The idea of learning objects and its working standardization for the Learning Object Metadata as recommended by IEEE 1484 significantly revolutionized the latest educational technology -- especially in many existing e-learning systems where course or quiz materials can be conveniently anchored on a network of well-defined learning objects. In many real-world applications, such networks/repositories may consist of hundreds or thousands of learning objects spanning different levels of detail. Some learning objects are independent concepts (or nodes) while others are engaged in some complex relations.

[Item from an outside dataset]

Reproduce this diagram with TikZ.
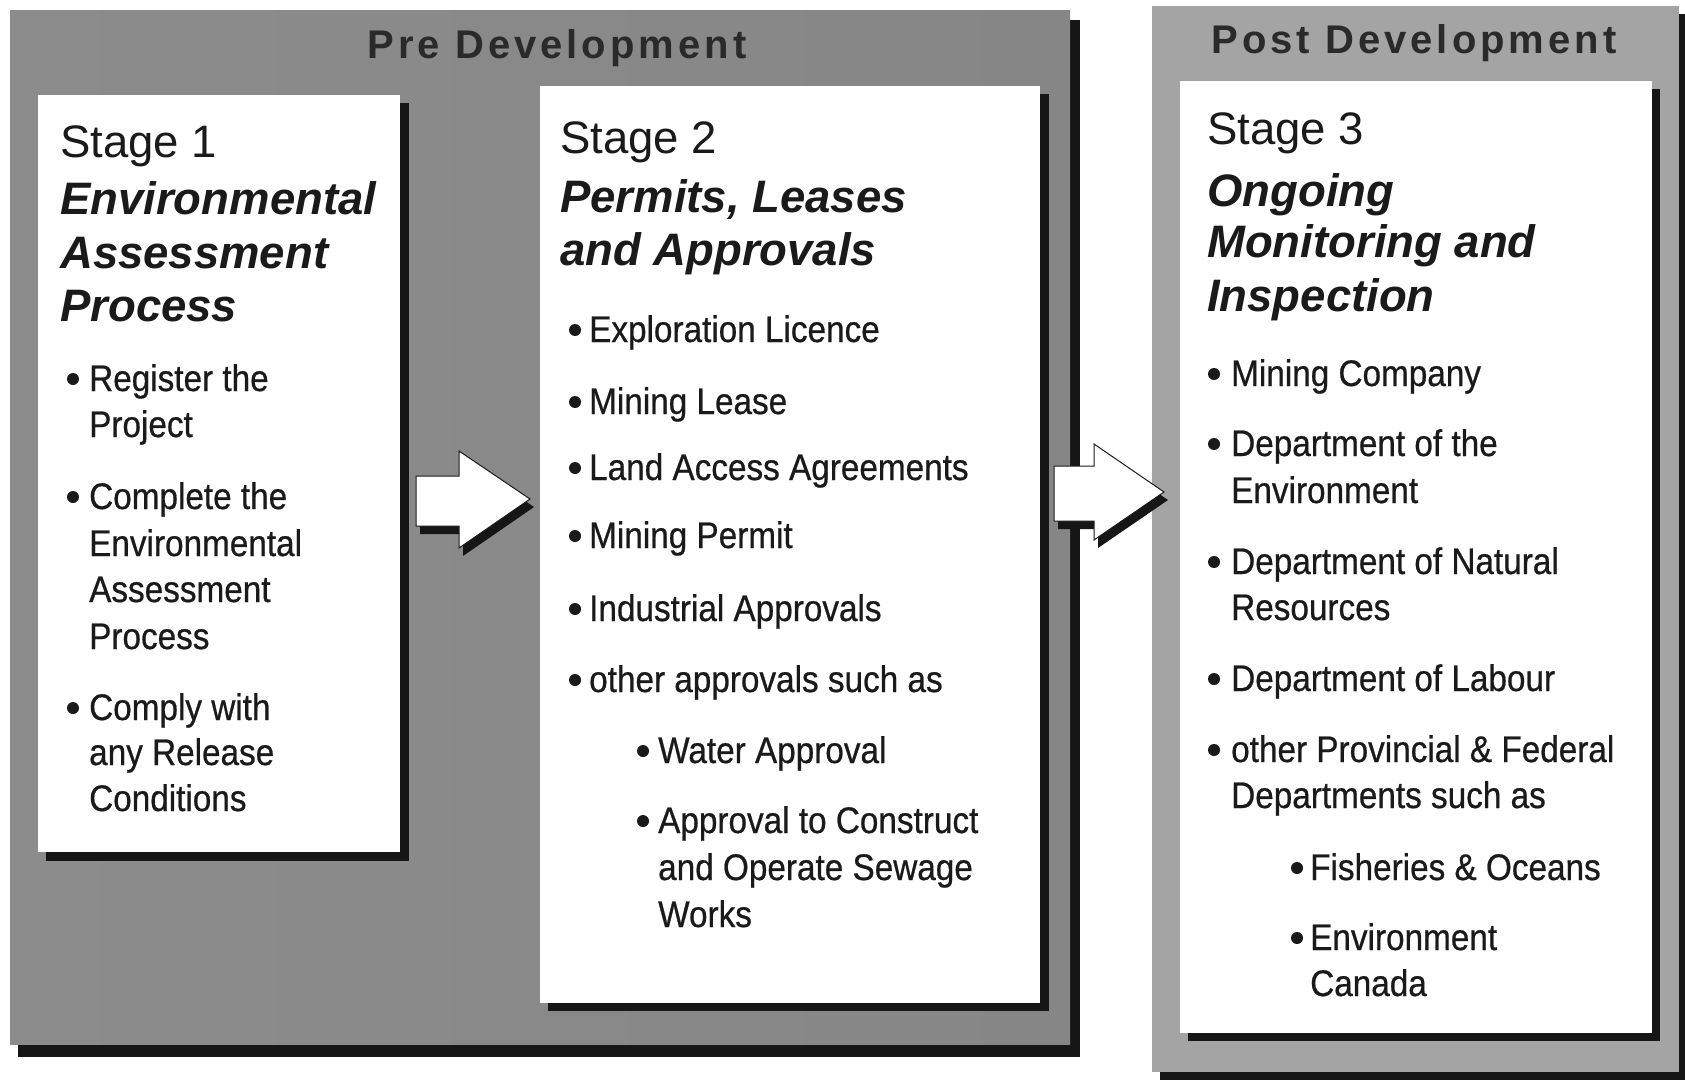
\documentclass[tikz,border=0pt]{standalone}
\usepackage{fontspec}
\setmainfont{Liberation Sans}
\newfontfamily\condfont[FakeStretch=0.9,FakeBold=0.6]{Liberation Sans}
\newfontfamily\titlefont[LetterSpace=10]{Liberation Sans}
\definecolor{ink}{HTML}{1A1A1A}
\definecolor{ttlink}{HTML}{2A2A2A}
\definecolor{shade}{HTML}{161616}
\definecolor{preL}{HTML}{8C8C8C}
\definecolor{preM}{HTML}{6C6C6C}
\definecolor{preR}{HTML}{868686}
\definecolor{postg}{HTML}{A4A4A4}
\newcommand\bdot[2]{\fill[ink] (#1,#2-12) circle[radius=6pt];}
\begin{document}
\begin{tikzpicture}[x=1pt,y=-1pt,
  hd/.style={anchor=base west, inner sep=0pt, text=ink, font=\fontsize{45.5}{54}\selectfont},
  hdi/.style={anchor=base west, inner sep=0pt, text=ink, font=\fontsize{45.5}{54}\selectfont\bfseries\itshape},
  itm/.style={anchor=base west, inner sep=0pt, text=ink, font=\condfont\fontsize{37}{47}\selectfont},
  ttl/.style={anchor=base, inner sep=0pt, text=ttlink, font=\titlefont\bfseries\fontsize{40}{48}\selectfont},
  panel/.style={fill=white},
  drop/.style={fill=shade},
  blockarrow/.style={fill=white, draw=ink, line width=1pt, line join=miter},
  arrowdrop/.style={fill=shade}
]
\useasboundingbox (0,0) rectangle (1685,1086);
\fill[white] (0,0) rectangle (1685,1086);

% ---------------- Pre Development frame
\fill[drop] (18,20) rectangle (1080,1057);
\shade[left color=preL, middle color=preM, right color=preR] (10,11) rectangle (1070,1044);
\node[ttl] (pretitle) at (557,59) {Pre Development};

% ---------------- Post Development frame
\fill[drop] (1160,14) rectangle (1685,1080);
\fill[postg] (1152,6) rectangle (1679,1072);
\node[ttl] (posttitle) at (1414,54) {Post Development};

% ---------------- Stage panels
\fill[drop] (46,103) rectangle (409,861);
\fill[panel] (38,95) rectangle (400,852);
\fill[drop] (548,94) rectangle (1049,1011);
\fill[panel] (540,86) rectangle (1040,1003);
\fill[drop] (1188,89) rectangle (1660,1041);
\fill[panel] (1180,81) rectangle (1652,1033);

% ---------------- Block arrows
\coordinate (a1t1) at (416,476);
\coordinate (a1t2) at (459,476);
\coordinate (a1h1) at (459,451);
\coordinate (a1tip) at (530,499);
\coordinate (a1h2) at (459,548);
\coordinate (a1t3) at (459,526);
\coordinate (a1t4) at (416,526);
\fill[arrowdrop] ([shift={(4,8)}]a1t1) -- ([shift={(4,8)}]a1t2) -- ([shift={(4,8)}]a1h1) -- ([shift={(4,8)}]a1tip) -- ([shift={(4,8)}]a1h2) -- ([shift={(4,8)}]a1t3) -- ([shift={(4,8)}]a1t4) -- cycle;
\draw[blockarrow] (a1t1) -- (a1t2) -- (a1h1) -- (a1tip) -- (a1h2) -- (a1t3) -- (a1t4) -- cycle;

\coordinate (a2t1) at (1054,466);
\coordinate (a2t2) at (1094,466);
\coordinate (a2h1) at (1094,444);
\coordinate (a2tip) at (1164,492);
\coordinate (a2h2) at (1094,540);
\coordinate (a2t3) at (1094,521);
\coordinate (a2t4) at (1054,521);
\fill[arrowdrop] ([shift={(4,8)}]a2t1) -- ([shift={(4,8)}]a2t2) -- ([shift={(4,8)}]a2h1) -- ([shift={(4,8)}]a2tip) -- ([shift={(4,8)}]a2h2) -- ([shift={(4,8)}]a2t3) -- ([shift={(4,8)}]a2t4) -- cycle;
\draw[blockarrow] (a2t1) -- (a2t2) -- (a2h1) -- (a2tip) -- (a2h2) -- (a2t3) -- (a2t4) -- cycle;

% ---------------- Stage 1 text
\node[hd]  (s1h0) at (60,158) {Stage 1};
\node[hdi] (s1h1) at (60,214) {Environmental};
\node[hdi] (s1h2) at (60,268) {Assessment};
\node[hdi] (s1h3) at (60,321) {Process};
\bdot{73}{391}
\node[itm] (s1a1) at (89,391) {Register the};
\node[itm] (s1a2) at (89,437) {Project};
\bdot{73}{509}
\node[itm] (s1b1) at (89,509) {Complete the};
\node[itm] (s1b2) at (89,556) {Environmental};
\node[itm] (s1b3) at (89,602) {Assessment};
\node[itm] (s1b4) at (89,649) {Process};
\bdot{73}{720}
\node[itm] (s1c1) at (89,720) {Comply with};
\node[itm] (s1c2) at (89,765) {any Release};
\node[itm] (s1c3) at (89,811) {Conditions};

% ---------------- Stage 2 text
\node[hd]  (s2h0) at (560,154) {Stage 2};
\node[hdi] (s2h1) at (560,212) {Permits, Leases};
\node[hdi] (s2h2) at (560,265) {and Approvals};
\bdot{575}{342}
\node[itm] (s2a) at (589,342) {Exploration Licence};
\bdot{575}{414}
\node[itm] (s2b) at (589,414) {Mining Lease};
\bdot{575}{480}
\node[itm] (s2c) at (589,480) {Land Access Agreements};
\bdot{575}{548}
\node[itm] (s2d) at (589,548) {Mining Permit};
\bdot{575}{621}
\node[itm] (s2e) at (589,621) {Industrial Approvals};
\bdot{575}{692}
\node[itm] (s2f) at (589,692) {other approvals such as};
\bdot{643}{763}
\node[itm] (s2g) at (658,763) {Water Approval};
\bdot{643}{833}
\node[itm] (s2h1l) at (658,833) {Approval to Construct};
\node[itm] (s2h2l) at (658,880) {and Operate Sewage};
\node[itm] (s2h3l) at (658,927) {Works};

% ---------------- Stage 3 text
\node[hd]  (s3h0) at (1207,145) {Stage 3};
\node[hdi] (s3h1) at (1207,206) {Ongoing};
\node[hdi] (s3h2) at (1207,257) {Monitoring and};
\node[hdi] (s3h3) at (1207,311) {Inspection};
\bdot{1214}{386}
\node[itm] (s3a) at (1231,386) {Mining Company};
\bdot{1214}{456}
\node[itm] (s3b1) at (1231,456) {Department of the};
\node[itm] (s3b2) at (1231,503) {Environment};
\bdot{1214}{574}
\node[itm] (s3c1) at (1231,574) {Department of Natural};
\node[itm] (s3c2) at (1231,620) {Resources};
\bdot{1214}{691}
\node[itm] (s3d) at (1231,691) {Department of Labour};
\bdot{1214}{762}
\node[itm] (s3e1) at (1231,762) {other Provincial \& Federal};
\node[itm] (s3e2) at (1231,808) {Departments such as};
\bdot{1297}{880}
\node[itm] (s3f) at (1310,880) {Fisheries \& Oceans};
\bdot{1297}{950}
\node[itm] (s3g1) at (1310,950) {Environment};
\node[itm] (s3g2) at (1310,996) {Canada};
\end{tikzpicture}
\end{document}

To allow the designers of those e-learning systems to restructure the network of learning objects for greater accessibility or faster navigation, and more importantly facilitating both educators and learners to quickly identify some important relation(s) among the involved learning objects (or concepts), this is clearly where adaptive information visualization techniques may help. Through adaptive visualization, users can focus on various subsets of learning objects with different properties for careful analysis. Unfortunately, there is no existing information visualization technique customizable for dynamic viewing of different subsets of learning objects.

In this paper, we consider adapting the well-known force scan algorithm (FSA) as flexible variants integrated with effective heuristics to produce appropriate diagrams of various scales or shapes for different analysis or screen sizes. For diagrams solely involving independent learning objects, our aim is to enhance the visibility by evenly spreading out the learning objects with adjustable angular or pixel displacement while avoiding node overlapping on the different levels. However, for network diagrams of related learning objects, the main challenge is to avoid both node and edge overlapping while spreading out the concerned learning objects on pre-assigned levels. In both cases, our adapted FSA works for its best interest to preserve the mental map of the initial diagrams of learning objects. To demonstrate the possible advantages of our proposal, we implemented two variants of our adapted FSA for adaptive visualization of networks of learning objects, and ran them on both random and real test cases. The preliminary experimental results demonstrated the strength of our proposal from which existing e-learning systems can benefit. More importantly, it shed light on several interesting directions for further investigation.